Hello,
A well-known Chinese curse goes: “May you live in interesting times”. It is probably misattributed. The closest actual Chinese expression might be: “It’s better to be a dog in a peaceful time than be a man in a chaotic period.” What can I say? The interesting times line is catchier.
Our times are also becoming more and more interesting and chaotic, but most of all, I would say that our times are recontextualizing times. Times that tear words, phrases, and ideas from their familiar context and plunge them into a new one, changing them forever. Because words, phrases, and ideas don’t matter. Even facts don’t matter sometimes. Only context is king.
When I was in high school, this band, Ruki Vverkh! ("Hands up!", as in "put your hands in the air like you just don't care"), was everywhere. It was omnipresent in our small community of Russian-speaking, dumb Israeli teenagers, as only a very basic Russian boy band can be. That means nobody really listened to it, but somehow everyone always heard it. It played on every disco and on every radio. They had vacuous lyrics and catchy, primitive tunes, scientifically generated to make post-pubescent teens move their awkward, sweaty bodies. This is their album cover (which tells you everything you ever wanted to know):
We hated and despised it, ridiculed and mocked it, but knew many lyrics by heart.
One of their songs went like this:
My baby, I miss you! You're far away, and I don't get a letter from you!
What can I tell you, they’re no Shakespeare. They’re even no Justin Bieber. We, of course, changed the words to something a little more appropriate for a 15-year-old teenager:
My baby, I miss you! You're far away, and I ejaculate into my fist!
(It rhymes in Russian. It was fun to sing-along at the discos.)
Years passed, teen heroes drowned in the Lethe, teen zeroes even more deeply so, and I happily forgot about this band and this song.
I was reminded a few months ago when Ruki Vverkh!, or rather their lead singer, Sergei Zhukov, participated in a pro-Kremlin concert. These events are quite common nowadays. There is a neologism for such a phenomenon in Russian. When an artist or another public figure publicly supports Kremlin, it is called “zetnulsya”. An English analogue might be “he zedded himself”.
So, Zhukov has zedded himself. Oh well, no big loss. Someone organized a concert, shoveled up a few long-past-their-expiration-date arthritic pop stars, gathered a bunch of underpaid government sector workers to make a little crowd, and then made a TV report showcasing the overreaching support of the war effort. All of this has basically one viewer in mind: the one who has a big red button and a suitcase full of his own poop.
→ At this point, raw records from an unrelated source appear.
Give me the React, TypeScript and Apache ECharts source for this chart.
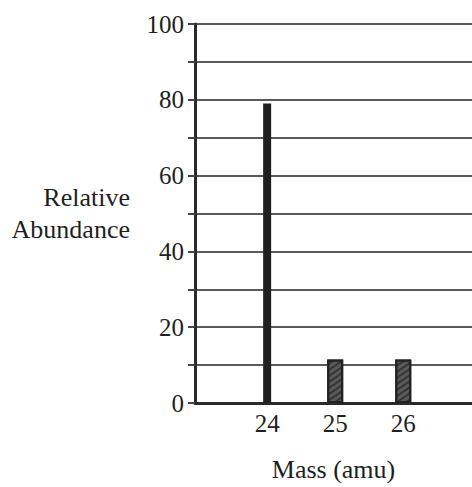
import React, { useEffect, useRef } from "react";
import * as echarts from "echarts";

const massLabels = [24, 25, 26];
const mainPeak = [[24, 79]];
const minorPeaks = [
  [25, 11.5],
  [26, 11.5],
];
const yTicks = [0, 20, 40, 60, 80, 100];

const FONT = "Times New Roman, Liberation Serif, DejaVu Serif, serif";
const TEXT = "#1f1f1f";

export default function App() {
  const ref = useRef<HTMLDivElement>(null);
  useEffect(() => {
    if (!ref.current) return;
    const chart = echarts.init(ref.current, null, { renderer: "svg" });
    const xCommon = {
      type: "value" as const,
      min: 22.94,
      max: 27.01,
      splitLine: { show: false },
      axisTick: { show: false },
    };
    chart.setOption({
      animation: false,
      backgroundColor: "#ffffff",
      textStyle: { fontFamily: FONT },
      grid: { left: 195, right: 0, top: 24, bottom: 80, containLabel: false },
      xAxis: [
        {
          ...xCommon,
          name: "Mass (amu)",
          nameLocation: "middle",
          nameGap: 66,
          nameTextStyle: {
            fontFamily: FONT,
            fontSize: 26,
            color: TEXT,
            verticalAlign: "middle",
          },
          axisLine: { show: true, lineStyle: { color: "#2a2a2a", width: 3 } },
          axisLabel: {
            customValues: massLabels,
            fontFamily: FONT,
            fontSize: 25,
            color: TEXT,
            margin: 8,
          },
        },
        {
          ...xCommon,
          position: "bottom",
          show: false,
        },
      ],
      yAxis: {
        type: "value",
        min: 0,
        max: 100,
        interval: 10,
        name: "Relative\nAbundance",
        nameLocation: "middle",
        nameRotate: 0,
        nameGap: 65,
        nameTextStyle: {
          fontFamily: FONT,
          fontSize: 26,
          color: TEXT,
          align: "right",
          verticalAlign: "middle",
          lineHeight: 32,
          padding: [0, 0, 17, 0],
        },
        axisLine: { show: true, lineStyle: { color: "#2a2a2a", width: 3 } },
        axisTick: {
          show: true,
          length: 7,
          lineStyle: { color: "#444", width: 2 },
        },
        axisLabel: {
          customValues: yTicks,
          fontFamily: FONT,
          fontSize: 25,
          color: TEXT,
          margin: 11,
        },
        splitLine: { show: true, lineStyle: { color: "#5a5a5a", width: 2 } },
      },
      series: [
        {
          type: "bar",
          xAxisIndex: 0,
          data: mainPeak,
          barWidth: 8,
          itemStyle: { color: "#1f1f1f" },
          z: 3,
        },
        {
          type: "bar",
          xAxisIndex: 1,
          data: minorPeaks,
          barWidth: 16,
          itemStyle: {
            color: "#5a5a5a",
            borderColor: "#222",
            borderWidth: 2,
            decal: {
              symbol: "rect",
              dashArrayX: [1, 0],
              dashArrayY: [2, 3],
              rotation: -0.6,
              color: "rgba(20,20,20,0.55)",
            },
          },
          z: 3,
        },
      ],
    });
    return () => chart.dispose();
  }, []);
  return (
    <div
      ref={ref}
      style={{ position: "absolute", left: 0, top: 0, width: 472, height: 487 }}
    />
  );
}
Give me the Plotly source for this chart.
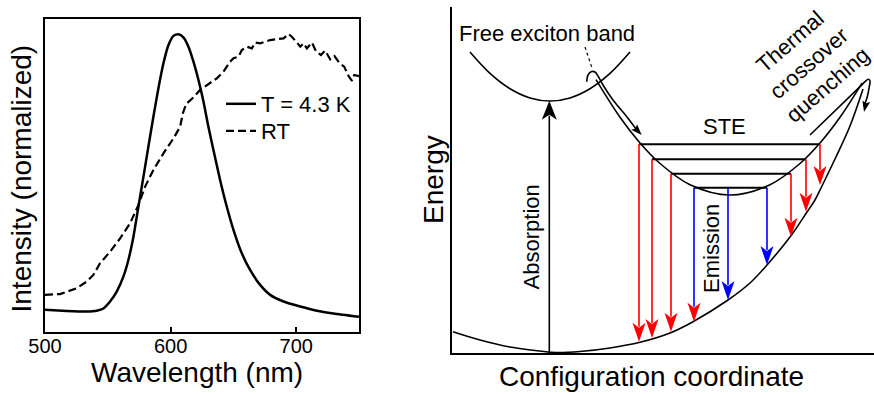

(That’s not even a joke; go check it out!)
People who gather for these concerts are there either for a very small fee or out of fear of expulsion. In general, they don't care about geriatric pop stars. At this particular concert, according to the eyewitness, Zhukov was the only one who elicited some sort of reaction from an otherwise comatose crowd. He was one, maybe even two generations younger than the rest of the ghouls. Him people still remember. Some of them even were awkward and sweaty teenagers when he was at his peak. Naturally, he sang his most famous song:
My baby, I miss you! You're far away, and I don't get a letter from you!
And suddenly I realized that, in our crazy age, this poor excuse of a verse from a day-fly pop song just turned into a war song. The war song. The Z-war song. It somehow changed without actually changing. Same words, same band, same primitive but catchy tune. Different reality. In this one—in ours!—Ruki Vverkh! sings war songs now.
And, I have to say, it fits like a goddamn glove. This war is not glorious. It does not deserve proper war songs. No "Glory, glory, Hallelujah". No "My own Lili Marlene". Definitely no "Bella, chiao!" for you, assholes. This war deserves only "you're far away, and I ejaculate into my fist".
Then I remembered the name of the band. Oh, right. Ruki Vverkh! literally means “Hands up!” Everything clicked. All was right in this new world of ours.
Except for the things that were wrong.
Context is king, and meaning is its fiefdom. It doesn't matter what you named your Russian teen pop boy band. It only matters who you're singing for.
(“popa” in Russian means “butt”, so I insist, is very appropriate)
The next letter might be about “Game of Thrones”, unless I think of something else. Subscribe.
Best,
K.
Let’s try this “comment-suggesting questions” thing:
Do you have an example of this type of recontextualization of something mundane and unimportant?
Is there an artist who zedded themselves or otherwise revealed their opinions, and that, in turn, changed your opinion of them? Is the artist separate from their art? And what if this art is shitty?
A funny third option.
How do you even poop into a suitcase? Must be tricky, right? I mean, the topology alone…
> Do you have an example of this type of recontextualization of something mundane and unimportant?
I work for a company whose name starts with Z and every in-house developed product is called like zProduct :) But honestly, there are many examples of that.